Robertson was appointed as a US Marshall for the District of Ohio in 1844 where he served one four-year term. Also in that year, Robertson was married to Julia Annie Bell. In 1850, Ohio began the process of replacing the Ohio Constitution. The Ohio Constitutional Convention of 1850-1851 consisted of a majority of Democratic Party representatives split into liberal and conservative fractions. Robertson was elected as Fairfield County's representative to the convention, but served only three months before moving to Minnesota.

==Move to Minnesota==
Robertson moved to Minnesota in late fall 1850 and established a newspaper, the Minnesota Democrat, in December. In June 1853, Robertson sold the paper to David Olmsted and it was merged with the Pioneer – eventually the St. Paul Pioneer Press. During this time, Robertson also began to build an extensive private library and became involved with efforts to promote cultural institutions.

In 1855, Robertson served as the chair of the committee seeking to raise funds to construct a building to house the Minnesota Historical Society. Robertson raised $1,500 to purchase two lots in St. Paul on which to build and on, June 24, 1856, organized a gala to celebrate the laying of the society's cornerstone. The building committee was out of funds two weeks later and while plans were made for a potential $15,000 building, no more work was performed following the Panic of 1857. The actuary of the Minnesota Historical Society, William H. Kelley, resigned in late 1859 due to the inability to pay his salary and the Society's collections were closed to the public. Meeting in the Saint Paul Public Library, as the Minnesota State Capitol had no suitable meeting rooms, Robertson, Kelley, and other members began to resuscitate the Society in 1853 and succeeded in getting the Minnesota State Legislature to renew the Society's annual appropriation of $500 in 1864. The Society had no building of its own during Robertson's lifetime, remaining in the Minnesota State Capitol until the Minnesota Historical Society Building completed construction in 1917.

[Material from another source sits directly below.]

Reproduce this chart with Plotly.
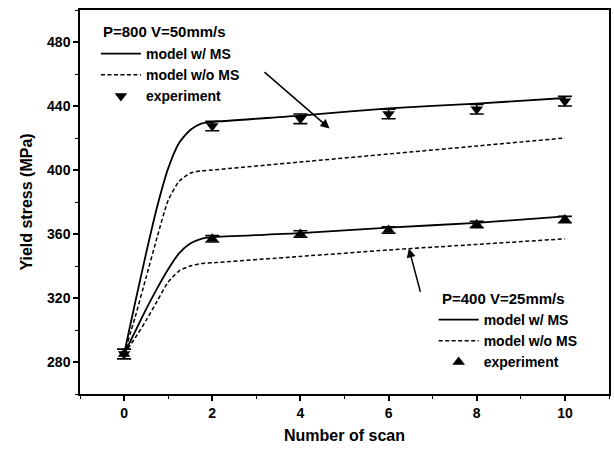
import plotly.graph_objects as go

# Scan counts for the model curves (dense near the first two scans)
model_x = [0, 0.25, 0.5, 0.75, 1.0, 1.25, 1.5, 1.75, 2, 4, 6, 8, 10]

# P=800 V=50mm/s
hi_ms = [285, 317, 348, 377, 401, 417, 425, 429, 430, 434, 438.5, 441.5, 445]
hi_noms = [285, 308, 333, 358, 381, 393, 398, 399.5, 400, 405, 410, 415, 420]
hi_exp_x = [0, 2, 4, 6, 8, 10]
hi_exp = [285, 427.5, 432, 435, 438, 443]
hi_err = [3, 3, 3, 3, 3, 3]

# P=400 V=25mm/s
lo_ms = [285, 299, 313, 326, 338, 348, 354, 357, 358, 360.5, 364, 367, 371]
lo_noms = [285, 295, 306, 318, 330, 337, 340, 341.5, 342, 346, 350, 353.5, 357]
lo_exp_x = [0, 2, 4, 6, 8, 10]
lo_exp = [285, 357, 360, 362.5, 366, 369]
lo_err = [3, 2, 2, 2, 2, 2]

x_ticks = [0, 2, 4, 6, 8, 10]
y_ticks = [280, 320, 360, 400, 440, 480]

FONT = "Liberation Sans, Arial, sans-serif"
DASH = "4px,2.5px"
W, H = 614, 449
M_L, M_R, M_T, M_B = 80, 3, 10, 55
PW, PH = W - M_L - M_R, H - M_T - M_B


def px_x(px):
    """Horizontal pixel position -> paper fraction."""
    return (px - M_L) / PW


def px_y(py):
    """Vertical pixel position (from top) -> paper fraction."""
    return (H - M_B - py) / PH


fig = go.Figure()

# upper group (legend)
fig.add_trace(go.Scatter(x=model_x, y=hi_ms, mode="lines",
                         line=dict(color="black", width=1.8, shape="spline", smoothing=0.6),
                         name="model w/ MS", legend="legend"))
fig.add_trace(go.Scatter(x=model_x, y=hi_noms, mode="lines",
                         line=dict(color="black", width=1.5, dash=DASH, shape="spline", smoothing=0.6),
                         name="model w/o MS", legend="legend"))
fig.add_trace(go.Scatter(x=hi_exp_x, y=hi_exp, mode="markers",
                         marker=dict(symbol="triangle-down", size=11, color="black"),
                         error_y=dict(type="data", array=hi_err, color="black", thickness=1.6, width=7),
                         name="experiment", legend="legend"))

# lower group (legend2)
fig.add_trace(go.Scatter(x=model_x, y=lo_ms, mode="lines",
                         line=dict(color="black", width=1.8, shape="spline", smoothing=0.6),
                         name="model w/ MS", legend="legend2"))
fig.add_trace(go.Scatter(x=model_x, y=lo_noms, mode="lines",
                         line=dict(color="black", width=1.5, dash=DASH, shape="spline", smoothing=0.6),
                         name="model w/o MS", legend="legend2"))
fig.add_trace(go.Scatter(x=lo_exp_x, y=lo_exp, mode="markers",
                         marker=dict(symbol="triangle-up", size=11, color="black"),
                         error_y=dict(type="data", array=lo_err, color="black", thickness=1.6, width=7),
                         name="experiment", legend="legend2"))

# pointer arrows from each legend block to its curves
fig.add_annotation(x=4.66, y=426, ax=3.15, ay=462, xref="x", yref="y", axref="x", ayref="y",
                   showarrow=True, arrowhead=2, arrowsize=1.2, arrowwidth=1.5, arrowcolor="black", text="")
fig.add_annotation(x=6.46, y=351, ax=6.73, ay=323, xref="x", yref="y", axref="x", ayref="y",
                   showarrow=True, arrowhead=2, arrowsize=1.2, arrowwidth=1.5, arrowcolor="black", text="")

# legend headings
head_font = dict(family=FONT, size=15, color="black", weight="bold")
fig.add_annotation(text="P=800 V=50mm/s", xref="paper", yref="paper", x=px_x(101), y=px_y(32),
                   xanchor="left", yanchor="middle", showarrow=False, font=head_font)
fig.add_annotation(text="P=400 V=25mm/s", xref="paper", yref="paper", x=px_x(441), y=px_y(298),
                   xanchor="left", yanchor="middle", showarrow=False, font=head_font)

leg_common = dict(bgcolor="rgba(0,0,0,0)", borderwidth=0, xanchor="left", yanchor="top",
                  font=dict(family=FONT, size=14, color="black", weight="bold"),
                  tracegroupgap=0, itemwidth=40)
fig.update_layout(
    legend=dict(x=px_x(96), y=px_y(38), **leg_common),
    legend2=dict(x=px_x(435), y=px_y(304), **leg_common),
)

tick_font = dict(family=FONT, size=14, color="black", weight="bold")
title_font = dict(family=FONT, size=16, color="black", weight="bold")
axis_common = dict(showline=True, linecolor="black", linewidth=1.5, mirror=True,
                   ticks="outside", ticklen=5, tickwidth=1.5, tickcolor="black",
                   showgrid=False, zeroline=False, tickfont=tick_font)
fig.update_xaxes(range=[-1, 11], tickvals=x_ticks, ticktext=[str(v) for v in x_ticks],
                 minor=dict(dtick=1, tick0=-1, ticks="outside", ticklen=3, tickwidth=1.2, tickcolor="black"),
                 title=dict(text="Number of scan", font=title_font, standoff=10),
                 **axis_common)
fig.update_yaxes(range=[260, 500], tickvals=y_ticks, ticktext=[str(v) for v in y_ticks],
                 minor=dict(dtick=20, tick0=260, ticks="outside", ticklen=3, tickwidth=1.2, tickcolor="black"),
                 title=dict(text="Yield stress (MPa)", font=title_font, standoff=10),
                 **axis_common)

fig.update_layout(width=W, height=H, margin=dict(l=M_L, r=M_R, t=M_T, b=M_B),
                  plot_bgcolor="white", paper_bgcolor="white", showlegend=True)

fig.write_html("out.html")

Robertson was elected as Mayor of St. Paul in Spring 1859 and served in that role until he was elected as Representative to the 2nd Minnesota Legislature. Prior to the American Civil War, Robertson served as a colonel of a regiment of the Minnesota National Guard. Robertson also served on the St. Paul board of education from 1862 to 1869. Robertson was elected as Ramsey County sheriff in 1862 and served four terms.

In 1867, while Robertson was a professor of agriculture at the University of Minnesota, he was elected as the first President of the Minnesota State Horticultural Society Robertson was also a member of the National Scientific Association and the American Geographical Society. He was also a member of the Order of Patrons of Husbandry and organized the first "grange" of the order.

Robertson is considered a founding member of the city of Mankato, Minnesota where he built the first log store. He is also credited for suggesting the name of the city.

Robertson died in St. Paul on March 16, 1895.